«Fadettes» du «Monde»: L'ex-patron du renseignement intérieur Squarcini jugé mardi
JUSTICE•Il est poursuivi pour avoir réquisitionné, en pleine affaire Bettencourt, les factures téléphoniques détaillées d'un journaliste du quotidien du soir...20 Minutes avec AFP
Bernard Squarcini, l'ancien patron du renseignement intérieur sous Nicolas Sarkozy, comparaît mardi devant le tribunal correctionnel de Paris pour avoir réquisitionné, en pleine affaire Bettencourt, les factures téléphoniques détaillées d'un journaliste du Monde.
Le 18 juillet 2010, le quotidien publiait un article mentionnant le procès-verbal d'audition de Patrice de Maistre. Le gestionnaire de fortune de l'héritière du groupe de cosmétiques L'Oréal, Liliane Bettencourt, y évoquait ses liens privilégiés avec Eric Woerth, alors ministre du Travail.
Jusqu’à cinq ans de prison et 300.000 euros d’amende
Contacté par le directeur général de la police nationale de l'époque, Frédéric Péchenard, Bernard Squarcini avait sollicité la réquisition des factures téléphoniques détaillées de l'auteur de l'article, Gérard Davet, pour identifier sa source. Ces «fadettes» devaient permettre au patron de la Direction centrale du renseignement intérieur (DCRI) de porter ses soupçons sur David Sénat, conseiller de la garde des Sceaux de l'époque, Michèle Alliot-Marie.
Bernard Squarcini, 58 ans, devra répondre du délit de «collecte de données à caractère personnel par un moyen frauduleux, déloyal ou illicite», passible d'une peine maximale de cinq ans de prison et 300.000 euros d'amende.

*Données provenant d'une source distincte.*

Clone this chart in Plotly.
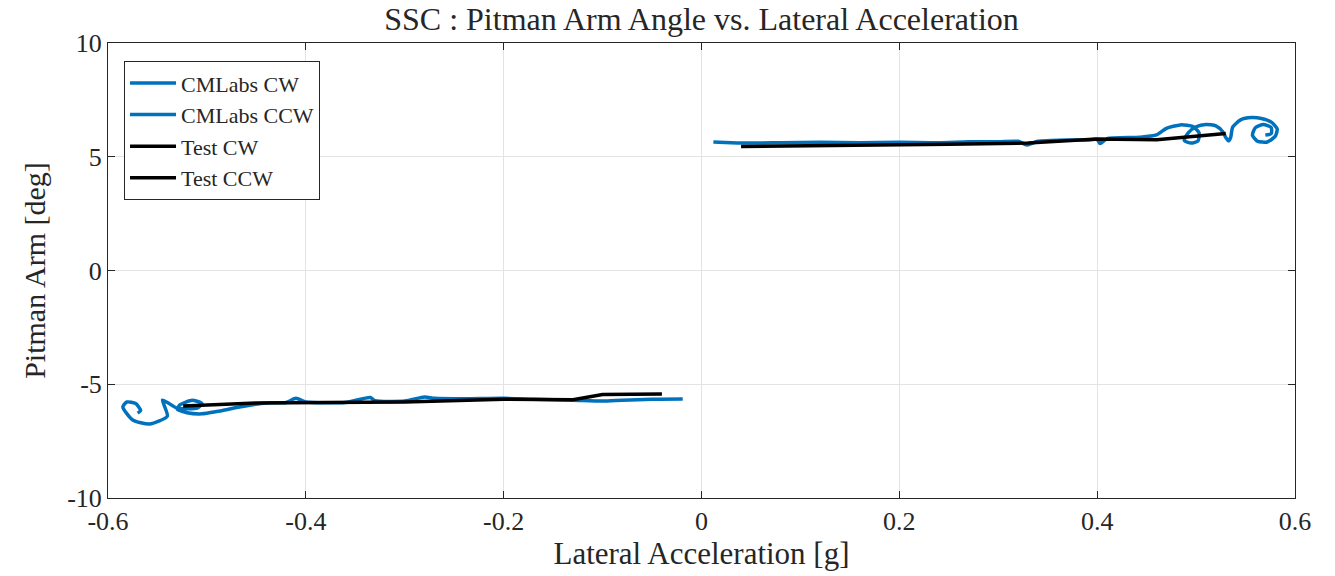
import plotly.graph_objects as go

# CMLabs CW (right side)
cm_cw_x = [0.012, 0.03, 0.05, 0.08, 0.12, 0.16, 0.20, 0.24, 0.27, 0.30, 0.32, 0.329, 0.34, 0.369, 0.39, 0.40, 0.403, 0.41,
           0.443, 0.460, 0.470, 0.484, 0.497, 0.503, 0.502, 0.495, 0.488, 0.492, 0.500, 0.510, 0.520, 0.527, 0.530,
           0.533, 0.535, 0.537, 0.545, 0.556, 0.566, 0.576, 0.582, 0.580, 0.572, 0.562, 0.557, 0.560, 0.568, 0.576,
           0.576, 0.570]
cm_cw_y = [5.65, 5.62, 5.60, 5.62, 5.64, 5.62, 5.64, 5.62, 5.66, 5.66, 5.68, 5.52, 5.68, 5.74, 5.74, 5.76, 5.58, 5.80,
           5.86, 5.96, 6.25, 6.40, 6.33, 6.05, 5.70, 5.60, 5.72, 6.05, 6.32, 6.42, 6.36, 6.10, 5.85,
           5.70, 5.85, 6.30, 6.62, 6.72, 6.68, 6.52, 6.22, 5.90, 5.65, 5.68, 5.95, 6.28, 6.42, 6.28,
           6.02, 5.95]

# CMLabs CCW (left side)
cm_ccw_x = [-0.019, -0.05, -0.08, -0.10, -0.13, -0.17, -0.20, -0.24, -0.27, -0.28, -0.30, -0.33, -0.335, -0.36, -0.40,
            -0.41, -0.42, -0.44, -0.467, -0.49, -0.505, -0.52, -0.53, -0.527, -0.515, -0.505, -0.51, -0.53, -0.54,
            -0.545, -0.54, -0.558, -0.575, -0.585, -0.581, -0.572, -0.567, -0.570]
cm_ccw_y = [-5.65, -5.66, -5.70, -5.74, -5.70, -5.66, -5.62, -5.64, -5.62, -5.56, -5.74, -5.72, -5.58, -5.80, -5.78,
            -5.62, -5.80, -5.82, -6.00, -6.20, -6.30, -6.25, -6.10, -5.90, -5.70, -5.85, -6.05, -6.05, -5.80,
            -5.70, -6.40, -6.75, -6.57, -6.00, -5.78, -5.85, -6.15, -6.27]

# Test CW (right side)
test_cw_x = [0.040, 0.10, 0.15, 0.20, 0.25, 0.33, 0.40, 0.46, 0.53]
test_cw_y = [5.45, 5.47, 5.50, 5.53, 5.55, 5.60, 5.78, 5.75, 6.02]

# Test CCW (left side)
test_ccw_x = [-0.524, -0.45, -0.38, -0.30, -0.20, -0.13, -0.10, -0.04]
test_ccw_y = [-5.96, -5.82, -5.80, -5.78, -5.66, -5.68, -5.45, -5.43]

blue = "#0072BD"
fig = go.Figure()
fig.add_trace(go.Scatter(x=cm_cw_x, y=cm_cw_y, mode="lines", name="CMLabs CW",
                         line=dict(color=blue, width=3.5, shape="spline", smoothing=0.6)))
fig.add_trace(go.Scatter(x=cm_ccw_x, y=cm_ccw_y, mode="lines", name="CMLabs CCW",
                         line=dict(color=blue, width=3.5, shape="spline", smoothing=0.6)))
fig.add_trace(go.Scatter(x=test_cw_x, y=test_cw_y, mode="lines", name="Test CW",
                         line=dict(color="black", width=3.5)))
fig.add_trace(go.Scatter(x=test_ccw_x, y=test_ccw_y, mode="lines", name="Test CCW",
                         line=dict(color="black", width=3.5)))

font_family = "Liberation Serif, DejaVu Serif, serif"
axis_common = dict(showgrid=True, gridcolor="#e3e3e3", gridwidth=1, zeroline=False,
                   showline=True, linecolor="#262626", linewidth=1, mirror="allticks",
                   ticks="inside", ticklen=7, tickcolor="#262626",
                   tickfont=dict(size=26, color="#262626", family=font_family))

fig.update_layout(
    width=1335, height=576,
    margin=dict(l=108, r=40, t=43, b=78),
    paper_bgcolor="white", plot_bgcolor="white",
    font=dict(family=font_family, color="#262626"),
    title=dict(text="SSC : Pitman Arm Angle vs. Lateral Acceleration", x=0.5, xref="paper",
               y=0.968, yref="container", xanchor="center", yanchor="middle",
               font=dict(size=32, family=font_family, color="#262626")),
    xaxis=dict(range=[-0.6, 0.6], tickvals=[-0.6, -0.4, -0.2, 0, 0.2, 0.4, 0.6],
               ticktext=["-0.6", "-0.4", "-0.2", "0", "0.2", "0.4", "0.6"],
               title=dict(text="Lateral Acceleration [g]", font=dict(size=31, family=font_family), standoff=5),
               **axis_common),
    yaxis=dict(range=[-10, 10], tickvals=[-10, -5, 0, 5, 10],
               ticktext=["-10", "-5", "0", "5", "10"],
               title=dict(text="Pitman Arm [deg]", font=dict(size=30, family=font_family), standoff=12),
               **axis_common),
    legend=dict(x=0.0135, y=0.96, xanchor="left", yanchor="top",
                bgcolor="white", bordercolor="#262626", borderwidth=1,
                font=dict(size=22, family=font_family, color="#262626"),
                tracegroupgap=0, itemwidth=46),
    showlegend=True,
)

fig.write_html("out.html")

Le chef d'atteinte au secret des correspondances par personne dépositaire de l'autorité publique, qui aurait signifié que les conversations du journaliste avaient été écoutées, a finalement été écarté par les juges d'instruction Sylvia Zimmermann et Alain Nguyen-The.
Bernard Squarcini dit avoir agi dans le cadre de la loi de 1991 sur le secret des correspondances, en particulier de l'article 20 qui en autorise le contrôle aux «fins de défense des intérêts nationaux». La violation du secret des sources était donc justifiée en l'espèce, selon la défense. Mais les juges d'instruction ont estimé que cet article «ne permet en aucun cas de recueillir des données individualisables, visant des personnes déterminées».

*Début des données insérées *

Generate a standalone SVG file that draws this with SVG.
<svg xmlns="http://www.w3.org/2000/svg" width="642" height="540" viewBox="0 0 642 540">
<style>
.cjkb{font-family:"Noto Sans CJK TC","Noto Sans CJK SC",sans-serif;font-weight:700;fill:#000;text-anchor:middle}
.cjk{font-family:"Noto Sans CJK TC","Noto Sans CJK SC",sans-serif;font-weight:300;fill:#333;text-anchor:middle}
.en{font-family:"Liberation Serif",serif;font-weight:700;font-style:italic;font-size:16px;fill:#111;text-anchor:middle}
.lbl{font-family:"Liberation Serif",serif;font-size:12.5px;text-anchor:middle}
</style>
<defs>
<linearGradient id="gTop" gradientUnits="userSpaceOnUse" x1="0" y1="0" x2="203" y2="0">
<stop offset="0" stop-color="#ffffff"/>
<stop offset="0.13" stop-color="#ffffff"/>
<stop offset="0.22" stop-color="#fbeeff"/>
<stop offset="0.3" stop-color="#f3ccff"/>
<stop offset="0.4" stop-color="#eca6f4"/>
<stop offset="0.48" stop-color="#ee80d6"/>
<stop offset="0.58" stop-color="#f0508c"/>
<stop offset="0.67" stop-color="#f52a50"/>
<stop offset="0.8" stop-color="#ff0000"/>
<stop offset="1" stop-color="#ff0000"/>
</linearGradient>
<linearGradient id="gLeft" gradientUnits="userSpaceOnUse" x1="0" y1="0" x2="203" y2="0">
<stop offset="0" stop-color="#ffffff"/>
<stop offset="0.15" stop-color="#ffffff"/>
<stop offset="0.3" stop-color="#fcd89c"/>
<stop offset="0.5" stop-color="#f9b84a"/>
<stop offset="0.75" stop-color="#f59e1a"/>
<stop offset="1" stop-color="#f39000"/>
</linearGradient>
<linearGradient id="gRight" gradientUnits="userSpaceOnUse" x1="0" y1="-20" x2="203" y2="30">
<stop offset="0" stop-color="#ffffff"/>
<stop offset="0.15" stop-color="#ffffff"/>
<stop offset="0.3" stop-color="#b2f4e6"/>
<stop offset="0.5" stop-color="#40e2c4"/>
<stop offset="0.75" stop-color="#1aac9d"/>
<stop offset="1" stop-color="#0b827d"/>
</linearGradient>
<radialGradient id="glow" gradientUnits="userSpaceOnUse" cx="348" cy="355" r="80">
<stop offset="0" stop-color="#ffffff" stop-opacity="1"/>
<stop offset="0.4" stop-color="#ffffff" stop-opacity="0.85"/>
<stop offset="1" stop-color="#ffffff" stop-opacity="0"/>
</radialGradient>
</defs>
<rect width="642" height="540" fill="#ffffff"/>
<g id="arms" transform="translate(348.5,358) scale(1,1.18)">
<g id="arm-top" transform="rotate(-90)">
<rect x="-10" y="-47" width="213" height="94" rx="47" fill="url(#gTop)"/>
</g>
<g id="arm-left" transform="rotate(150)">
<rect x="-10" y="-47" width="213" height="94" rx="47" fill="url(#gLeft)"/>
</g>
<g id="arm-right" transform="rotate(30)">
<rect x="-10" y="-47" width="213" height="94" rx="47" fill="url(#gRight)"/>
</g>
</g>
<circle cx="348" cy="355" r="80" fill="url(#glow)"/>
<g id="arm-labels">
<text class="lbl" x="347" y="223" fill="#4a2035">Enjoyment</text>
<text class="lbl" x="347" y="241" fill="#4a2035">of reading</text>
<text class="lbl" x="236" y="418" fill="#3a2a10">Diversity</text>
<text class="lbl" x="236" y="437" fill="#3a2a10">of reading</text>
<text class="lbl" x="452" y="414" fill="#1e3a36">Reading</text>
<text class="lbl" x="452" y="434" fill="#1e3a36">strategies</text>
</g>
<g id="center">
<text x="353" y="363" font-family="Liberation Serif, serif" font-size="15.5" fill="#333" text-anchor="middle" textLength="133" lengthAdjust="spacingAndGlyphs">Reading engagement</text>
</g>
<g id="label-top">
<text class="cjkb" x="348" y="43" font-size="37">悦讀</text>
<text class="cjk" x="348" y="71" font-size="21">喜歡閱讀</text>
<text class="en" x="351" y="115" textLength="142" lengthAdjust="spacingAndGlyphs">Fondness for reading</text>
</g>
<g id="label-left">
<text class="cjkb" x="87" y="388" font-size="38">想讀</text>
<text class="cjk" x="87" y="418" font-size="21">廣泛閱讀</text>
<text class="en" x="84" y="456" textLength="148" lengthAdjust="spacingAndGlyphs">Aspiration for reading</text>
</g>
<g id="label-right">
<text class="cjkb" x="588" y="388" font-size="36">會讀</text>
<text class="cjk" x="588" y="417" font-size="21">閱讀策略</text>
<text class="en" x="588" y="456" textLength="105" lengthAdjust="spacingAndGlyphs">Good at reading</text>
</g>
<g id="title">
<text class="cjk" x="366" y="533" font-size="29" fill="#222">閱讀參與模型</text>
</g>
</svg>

La révélation des déclarations de Patrice de Maistre lors de sa garde à vue «ne pouvait que justifier éventuellement» la saisine de la justice pour violation du secret de l'enquête, ont-ils ajouté. Selon les juges, s'agissant d'un journaliste, «aucun impératif prépondérant d'intérêt public ne pouvait justifier la collecte de ses factures détaillées».